1. Not all outrages are created equal. 

Modern society, social media, and hashtag activism have a way of treating every social problem and every perceived slight as if they require our outrage levels to go to 11. But not everything requires going to 11. As Rock pointed out:

‘Now the thing is, Why are we protesting? The big question: Why this Oscars? Why this Oscars, you know?

It’s the 88th Academy Awards. It’s the 88th Academy Awards, which means this whole no black nominees thing has happened at least 71 other times. O.K.?

You gotta figure that it happened in the 50s, in the 60s — you know, in the 60s, one of those years Sidney didn’t put out a movie. I’m sure there were no black nominees some of those years. Say ‘62 or ‘63, and black people did not protest.

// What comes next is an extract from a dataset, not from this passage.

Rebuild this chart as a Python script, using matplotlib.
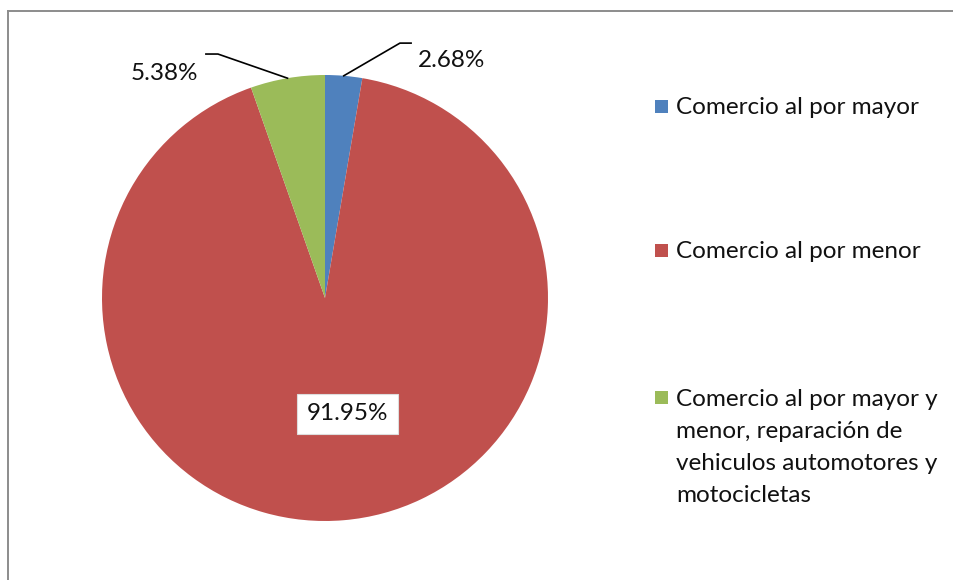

Why? Because we had real things to protest at the time, you know? We had real things to protest; you know, we’re too busy being raped and lynched to care about who won best cinematographer.

You know, when your grandmother’s swinging from a tree, it’s really hard to care about best documentary foreign short.’

This idea is anathema to the outrage-stokers. All affronts must be the greatest of affronts. A New York Daily News op-ed by activist Shaun King of #BlackLivesMatter fame seemed to suggest this joke was at the expense of the lynched instead of a pleading for perspective. King also offered some notes to the comedian:

At that point, Rock could’ve taught his white audience how we are in a new era of black activism and consciousness that doesn’t really take slights and snubs with a smile anymore. He could’ve opined on how Black Twitter, which didn’t exist for previous generations, fueled this frustration. None of that happened though.

Sounds like a hoot.

2. Not everything is an outrage.

“Everything’s not sexism, everything’s not racism,” Rock proclaimed at the end of his monologue, begging American society to laugh with him and giving us license to chill the heck out.

Social-justice-warrior Twitter exploded in a frenzy of carping. Regular-people Twitter exploded in a frenzy of “YASSSS, PREACH.”

Rock is no stranger to the slings and arrows of the PC police. He told Vulture last year he stopped playing college campuses because “they’re way too conservative. Not in their political views…but in their social views and their willingness not to offend anybody…You can’t even be offensive on your way to being inoffensive.”

3. More speech is more fun.

Outrage mongers love to shut people up when they don’t agree with them. Rock’s mere presence at the Oscars disproved their thesis that if one is not an #OscarsSoWhite activist one cannot care about race issues. Showing up did not make Rock a sell-out racist, and his presence likely reached more people than Smith’s conspicuous absence.

His commentary was more effective and more nuanced than the deadly dull earnestness of the Academy’s (first African-American!) president promising the audience they’d make things better, or Lady Gaga’s Greek chorus of sexual-assault survivors, or Leonardo DiCaprio’s decision to perform a Tumblr post on climate change instead of an acceptance speech.

Rock made clear he thinks Hollywood has its problems, but he refused to conform to the approved outrage model. And that was more fun for all of us.